Wednesday, August 24, 2011

Weight Loss Journey Update

I ran for 4o minutes this morning, total 50 minutes with warm up and cool down. I haven't truly ran in over 10 years, wow that's a long time. It all happened when I signed up for this nutrition class with the local recreation department called Lose It Fast, Lose It Forever with Pete Thomas. I had no intentions of signing up for the boot camp that goes along with the course, I felt at the time all I needed are some instructions and I would figure out the rest. The truth is, once I attended the first class, I was so inspired by Pete, I signed up for the boot camp (Tuesday, Thursdays and Saturdays).

The first day of boot camp was Tuesday, June 21, 2011 and after nearly two hours of high intensity interval training, I could barely breathe and felt nauseous. I knew that people claimed to have this feeling after working out but I had never experienced anything like this. My body was completely sore for two full days. I could barely move and when Thursday came around, it was unclear if I would return. In the end, I went to Thursdays class but gave myself permission to leave if things got too hard. Would you believe that I, not only went to class but stayed the whole time and wasn't nauseous like the first night. I've been diligent every since.

Nine weeks later, with a starting weight of 306 pounds, I've lost over 20 pounds. My last weigh in was Monday, August 15th, 2011 and I weight 285. What I do know is this, I feel strong and despite my lower back pain, I am able to do the boot camp and can run again. Hip, hip hooray!

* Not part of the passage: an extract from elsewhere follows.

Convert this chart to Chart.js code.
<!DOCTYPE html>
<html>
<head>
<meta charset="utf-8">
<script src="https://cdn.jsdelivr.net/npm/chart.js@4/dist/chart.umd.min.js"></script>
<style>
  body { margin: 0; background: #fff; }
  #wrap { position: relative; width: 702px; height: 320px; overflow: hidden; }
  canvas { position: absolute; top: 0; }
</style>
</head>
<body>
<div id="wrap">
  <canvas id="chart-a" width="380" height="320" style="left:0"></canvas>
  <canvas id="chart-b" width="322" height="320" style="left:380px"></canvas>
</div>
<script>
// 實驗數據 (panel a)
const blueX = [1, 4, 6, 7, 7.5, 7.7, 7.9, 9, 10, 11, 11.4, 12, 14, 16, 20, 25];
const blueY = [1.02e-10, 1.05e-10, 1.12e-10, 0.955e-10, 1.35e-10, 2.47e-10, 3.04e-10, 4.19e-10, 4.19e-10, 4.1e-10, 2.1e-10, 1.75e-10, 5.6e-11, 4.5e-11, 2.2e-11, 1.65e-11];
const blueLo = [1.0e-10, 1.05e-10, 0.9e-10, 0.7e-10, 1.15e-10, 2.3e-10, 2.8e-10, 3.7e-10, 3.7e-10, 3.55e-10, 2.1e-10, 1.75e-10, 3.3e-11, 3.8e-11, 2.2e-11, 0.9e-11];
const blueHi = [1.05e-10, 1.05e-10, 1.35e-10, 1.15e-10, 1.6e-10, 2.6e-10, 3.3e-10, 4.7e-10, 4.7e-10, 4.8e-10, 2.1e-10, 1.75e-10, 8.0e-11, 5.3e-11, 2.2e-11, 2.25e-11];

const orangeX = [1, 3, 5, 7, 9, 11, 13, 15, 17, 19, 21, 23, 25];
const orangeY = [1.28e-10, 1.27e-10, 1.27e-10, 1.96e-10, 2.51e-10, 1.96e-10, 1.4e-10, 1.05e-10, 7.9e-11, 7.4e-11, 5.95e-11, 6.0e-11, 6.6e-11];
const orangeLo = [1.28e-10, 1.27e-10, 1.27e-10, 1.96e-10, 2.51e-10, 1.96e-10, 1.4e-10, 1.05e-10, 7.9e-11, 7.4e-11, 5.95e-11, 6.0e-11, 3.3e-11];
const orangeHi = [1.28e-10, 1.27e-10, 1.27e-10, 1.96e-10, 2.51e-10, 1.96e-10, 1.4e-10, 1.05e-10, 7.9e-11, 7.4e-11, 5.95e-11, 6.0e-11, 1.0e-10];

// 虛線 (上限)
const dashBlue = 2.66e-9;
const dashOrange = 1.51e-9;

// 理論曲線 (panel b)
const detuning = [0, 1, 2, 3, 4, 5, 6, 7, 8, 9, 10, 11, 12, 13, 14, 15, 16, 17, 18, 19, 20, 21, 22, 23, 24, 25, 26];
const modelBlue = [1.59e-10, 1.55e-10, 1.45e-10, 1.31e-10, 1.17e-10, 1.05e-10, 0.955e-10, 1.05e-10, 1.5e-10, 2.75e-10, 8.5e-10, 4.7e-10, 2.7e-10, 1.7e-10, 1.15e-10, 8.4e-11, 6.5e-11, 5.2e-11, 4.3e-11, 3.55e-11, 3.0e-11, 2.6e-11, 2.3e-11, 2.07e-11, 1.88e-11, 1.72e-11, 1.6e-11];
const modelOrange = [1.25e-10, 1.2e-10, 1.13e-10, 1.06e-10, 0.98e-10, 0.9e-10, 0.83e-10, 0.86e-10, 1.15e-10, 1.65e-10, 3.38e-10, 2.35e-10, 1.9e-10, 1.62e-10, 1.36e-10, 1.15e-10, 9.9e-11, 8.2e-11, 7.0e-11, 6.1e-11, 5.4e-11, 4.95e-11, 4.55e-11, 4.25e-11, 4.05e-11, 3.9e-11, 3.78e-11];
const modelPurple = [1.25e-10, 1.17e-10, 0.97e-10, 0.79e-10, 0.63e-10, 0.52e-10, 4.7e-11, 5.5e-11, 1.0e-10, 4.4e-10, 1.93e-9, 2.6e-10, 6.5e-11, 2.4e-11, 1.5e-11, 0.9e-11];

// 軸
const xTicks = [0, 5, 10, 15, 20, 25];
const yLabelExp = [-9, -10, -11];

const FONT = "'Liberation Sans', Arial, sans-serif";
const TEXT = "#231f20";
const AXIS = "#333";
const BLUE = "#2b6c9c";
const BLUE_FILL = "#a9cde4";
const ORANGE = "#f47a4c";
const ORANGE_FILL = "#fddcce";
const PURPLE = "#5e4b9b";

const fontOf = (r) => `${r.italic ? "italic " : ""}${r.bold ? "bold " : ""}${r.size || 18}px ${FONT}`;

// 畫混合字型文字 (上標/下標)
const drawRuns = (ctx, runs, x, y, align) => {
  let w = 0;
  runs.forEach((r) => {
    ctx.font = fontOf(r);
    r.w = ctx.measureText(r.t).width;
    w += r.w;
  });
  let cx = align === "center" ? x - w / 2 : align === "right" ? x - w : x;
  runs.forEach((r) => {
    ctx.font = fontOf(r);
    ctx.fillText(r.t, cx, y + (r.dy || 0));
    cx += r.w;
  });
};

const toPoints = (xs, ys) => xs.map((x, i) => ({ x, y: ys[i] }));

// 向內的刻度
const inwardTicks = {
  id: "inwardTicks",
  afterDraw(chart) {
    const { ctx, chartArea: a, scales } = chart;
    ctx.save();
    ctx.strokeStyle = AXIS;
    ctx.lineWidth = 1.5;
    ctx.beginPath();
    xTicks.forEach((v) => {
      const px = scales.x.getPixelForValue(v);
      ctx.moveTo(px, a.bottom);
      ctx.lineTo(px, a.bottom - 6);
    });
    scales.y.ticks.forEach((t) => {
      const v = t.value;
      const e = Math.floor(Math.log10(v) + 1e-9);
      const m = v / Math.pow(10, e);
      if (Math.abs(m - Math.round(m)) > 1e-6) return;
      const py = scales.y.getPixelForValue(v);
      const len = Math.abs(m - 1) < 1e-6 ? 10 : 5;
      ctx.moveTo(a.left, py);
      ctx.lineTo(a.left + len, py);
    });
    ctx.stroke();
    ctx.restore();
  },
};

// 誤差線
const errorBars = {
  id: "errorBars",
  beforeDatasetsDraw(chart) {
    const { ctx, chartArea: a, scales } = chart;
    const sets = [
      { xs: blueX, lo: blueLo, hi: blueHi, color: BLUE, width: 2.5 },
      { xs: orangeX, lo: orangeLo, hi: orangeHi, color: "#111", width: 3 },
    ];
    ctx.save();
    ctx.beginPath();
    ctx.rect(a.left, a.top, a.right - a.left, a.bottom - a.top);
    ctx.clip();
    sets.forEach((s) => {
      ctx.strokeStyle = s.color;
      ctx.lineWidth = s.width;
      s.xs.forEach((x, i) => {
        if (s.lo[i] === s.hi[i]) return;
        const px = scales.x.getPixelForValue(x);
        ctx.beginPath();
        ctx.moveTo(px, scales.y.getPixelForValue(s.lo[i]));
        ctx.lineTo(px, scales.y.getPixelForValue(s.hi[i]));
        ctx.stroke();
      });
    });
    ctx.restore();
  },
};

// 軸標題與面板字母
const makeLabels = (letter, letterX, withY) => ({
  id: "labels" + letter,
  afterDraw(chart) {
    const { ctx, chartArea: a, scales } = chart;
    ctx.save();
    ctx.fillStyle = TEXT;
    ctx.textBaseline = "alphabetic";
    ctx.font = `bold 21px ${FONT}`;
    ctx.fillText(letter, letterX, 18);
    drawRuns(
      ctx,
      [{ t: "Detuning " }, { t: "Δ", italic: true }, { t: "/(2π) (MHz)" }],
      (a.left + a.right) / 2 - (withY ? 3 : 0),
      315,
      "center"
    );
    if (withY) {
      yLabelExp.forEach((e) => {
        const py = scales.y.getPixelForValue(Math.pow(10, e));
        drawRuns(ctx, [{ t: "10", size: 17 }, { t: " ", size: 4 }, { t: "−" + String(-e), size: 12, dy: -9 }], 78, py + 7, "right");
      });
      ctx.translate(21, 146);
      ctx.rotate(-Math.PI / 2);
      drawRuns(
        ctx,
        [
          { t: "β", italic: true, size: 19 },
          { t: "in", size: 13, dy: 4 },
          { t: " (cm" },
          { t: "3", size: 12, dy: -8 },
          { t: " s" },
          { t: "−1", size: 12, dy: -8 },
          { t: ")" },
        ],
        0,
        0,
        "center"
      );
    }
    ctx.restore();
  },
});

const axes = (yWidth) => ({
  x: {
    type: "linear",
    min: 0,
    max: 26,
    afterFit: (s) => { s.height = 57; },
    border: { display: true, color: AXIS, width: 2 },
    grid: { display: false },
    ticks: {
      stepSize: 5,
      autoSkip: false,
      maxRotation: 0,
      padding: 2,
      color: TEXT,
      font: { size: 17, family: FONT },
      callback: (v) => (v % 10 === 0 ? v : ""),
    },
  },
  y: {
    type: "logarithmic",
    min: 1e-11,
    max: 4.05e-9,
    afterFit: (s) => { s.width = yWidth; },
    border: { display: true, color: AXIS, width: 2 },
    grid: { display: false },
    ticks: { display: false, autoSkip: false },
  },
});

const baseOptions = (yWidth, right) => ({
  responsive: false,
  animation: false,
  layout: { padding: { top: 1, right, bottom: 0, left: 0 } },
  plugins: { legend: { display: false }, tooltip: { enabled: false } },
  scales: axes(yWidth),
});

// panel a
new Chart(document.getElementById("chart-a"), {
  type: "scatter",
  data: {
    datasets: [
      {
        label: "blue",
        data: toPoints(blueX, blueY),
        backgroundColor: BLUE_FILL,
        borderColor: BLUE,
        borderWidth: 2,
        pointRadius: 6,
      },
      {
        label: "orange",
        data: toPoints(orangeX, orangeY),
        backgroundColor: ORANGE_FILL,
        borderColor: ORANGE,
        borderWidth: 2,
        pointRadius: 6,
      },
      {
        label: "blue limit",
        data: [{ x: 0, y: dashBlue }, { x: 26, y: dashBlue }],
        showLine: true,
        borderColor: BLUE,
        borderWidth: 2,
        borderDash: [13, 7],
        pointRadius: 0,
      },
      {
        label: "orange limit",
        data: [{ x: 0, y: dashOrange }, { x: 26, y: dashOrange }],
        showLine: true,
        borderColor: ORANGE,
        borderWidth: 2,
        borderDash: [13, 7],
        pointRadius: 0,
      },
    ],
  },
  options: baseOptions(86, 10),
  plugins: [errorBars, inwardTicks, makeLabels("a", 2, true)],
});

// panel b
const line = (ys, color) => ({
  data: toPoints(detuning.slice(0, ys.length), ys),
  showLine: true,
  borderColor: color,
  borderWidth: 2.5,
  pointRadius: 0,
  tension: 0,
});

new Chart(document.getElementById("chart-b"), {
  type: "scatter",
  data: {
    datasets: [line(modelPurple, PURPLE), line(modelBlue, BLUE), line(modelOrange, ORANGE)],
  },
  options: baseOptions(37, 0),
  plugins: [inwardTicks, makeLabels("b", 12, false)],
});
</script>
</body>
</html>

What I also realized a few weeks ago is that I have to love the body I am in. So every day I try to lovingly rub my fat rolls and thank them for a job well done, however, I tell them that they may shrink and eventually go away. I will miss my fat rolls but as the old saying goes, there is a time and place for everything. I look forward to the continued journey because I'm just at the very beginning but if this morning is any indication of things to come, I'm well on my way. I'm so proud of myself and it feels so good to accomplish something I thought I would never be able to accomplish ever again.